Hayat mottom dozunda paranoyadır. Tam da bu duruma uyan harika bir hikaye aklıma geldi...
Anadolu'nun ücra köylerinden birinde bir doktor diplomasını aldığı gün kendine bir söz vermiş. Demiş ki, "İlk teşhisim doğru çıkarsa hekimlik hayatımda tüm teşhislerim doğru çıkacak!" Tam da bu sırada bir yaşlı teyze gelmiş kapısına.
Gel doktor gel, kocam felaket... Koyulmuşlar yola.
Adam hakikatten felaket durumda, yatakta.
Bizim doktorda bir korku, ilk teşhisimi nasıl koyacağım diye. - Amca şikayetin ne? - Oğlum motoru fena bozdum, ayıptır söylemesi kıçımı tutamıyorum.

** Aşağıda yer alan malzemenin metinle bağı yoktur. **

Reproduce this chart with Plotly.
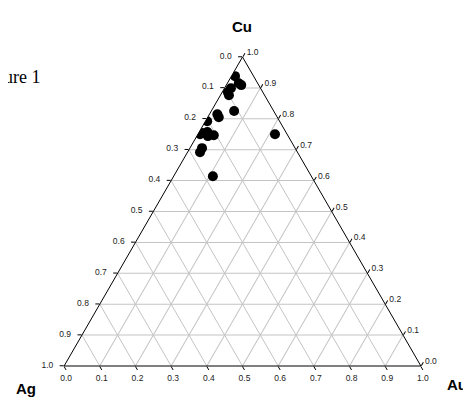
import plotly.graph_objects as go

# Ternary data: Cu (top), Ag (bottom-left), Au (bottom-right)
cu = [0.938, 0.915, 0.909, 0.899, 0.886, 0.876, 0.825, 0.815, 0.805, 0.792,
      0.754, 0.757, 0.744, 0.747, 0.750, 0.705, 0.692, 0.614, 0.750]
ag = [0.052, 0.053, 0.049, 0.083, 0.098, 0.100, 0.111, 0.163, 0.164, 0.203,
      0.236, 0.220, 0.225, 0.207, 0.244, 0.261, 0.273, 0.276, 0.034]
au = [0.010, 0.032, 0.042, 0.018, 0.016, 0.024, 0.064, 0.022, 0.031, 0.005,
      0.010, 0.023, 0.031, 0.046, 0.006, 0.034, 0.035, 0.110, 0.216]

tick_vals = [i / 10 for i in range(11)]
# each edge is labelled with the component that grows along it in the reference
left_text = [f"{1 - v:.1f}\u00a0\u00a0" for v in tick_vals]
bottom_text = [f"{1 - v:.1f}" for v in tick_vals]
right_text = [f"{1 - v:.1f}" for v in tick_vals]

OFF = 8  # page body margin
SW, SH = 471, 400
X0, X1, YB = 64.0, 421.0, 366.0  # triangle in screen pixels
base = X1 - X0
tri_h = base * 3 ** 0.5 / 2
W, H = SW - OFF, SH - OFF
L = X0 - OFF
R = W - (X1 - OFF)
B = H - (YB - OFF)
T = H - B - tri_h
pw, ph = W - L - R, H - T - B


def px(x, y):
    """screen pixel -> paper coords"""
    x -= OFF
    y -= OFF
    return (x - L) / pw, (H - B - y) / ph


fig = go.Figure()
fig.add_trace(go.Scatterternary(
    a=cu, b=ag, c=au, mode="markers",
    marker=dict(color="black", size=10),
    showlegend=False, hoverinfo="skip",
))

axis_common = dict(
    title=dict(text=""),
    tickmode="array", tickvals=tick_vals,
    showline=True, linecolor="black", linewidth=1,
    showgrid=True, gridcolor="#c4c4c4", gridwidth=1,
    ticks="outside", ticklen=4, tickcolor="black",
    tickfont=dict(family="Liberation Sans, Arial", size=8.5, color="#222"),
    min=0,
)

fig.update_layout(
    width=W, height=H,
    margin=dict(l=L, r=R, t=T, b=B, pad=0),
    paper_bgcolor="white",
    ternary=dict(
        bgcolor="white", sum=1,
        aaxis=dict(axis_common, ticktext=left_text),
        baxis=dict(axis_common, ticktext=bottom_text),
        caxis=dict(axis_common, ticktext=right_text),
    ),
)

ann_font = dict(family="Liberation Sans, Arial", size=15, color="black")
for text, (x, y) in [("<b>Cu</b>", (241.5, 26)), ("<b>Ag</b>", (26, 389)),
                     ("<b>Au</b>", (457, 385))]:
    xp, yp = px(x, y)
    fig.add_annotation(text=text, x=xp, y=yp, xref="paper", yref="paper",
                       showarrow=False, xanchor="center", yanchor="middle",
                       font=ann_font)

xp, yp = px(43, 77)
fig.add_annotation(text="Figure 1", x=xp, y=yp, xref="paper", yref="paper",
                   showarrow=False, xanchor="right", yanchor="middle",
                   font=dict(family="Liberation Serif, Times New Roman", size=18,
                             color="black"))

fig.write_html("out.html")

Bana bir reçete.
Bizimki kafasını yukarı kaldırıp "Allahım şükürler olsun, teşhisi hasta kendisi koydu!" demiş.
Ve o heyecanla ishal ilacı yerine bir kutu Xanax'ı yazıvermiş.
Huzur içinde evine gitmiş.
Ertesi gün ihtiyarın durumunu merak eden doktor, adamın kapısını çalmış. Kapıyı karısı açmış, bizimki kahvede demiş. Bunu duyan doktor iyice sevinmiş. Tutmuş kahvenin yolunu. Bakmış arkadaşlarıyla pişpirik oynuyor. "Amca durumun nasıl, iyileştin mi?" diye sormuş.
İhtiyar aynen şöyle cevap vermiş: "Vallahi doktor etrafı b.k götürüyor ama gel gör ki hiç kafama takmıyorum."
Bazen kafayı takmak iyidir olana bitene, en azından etrafı b.k götürmez.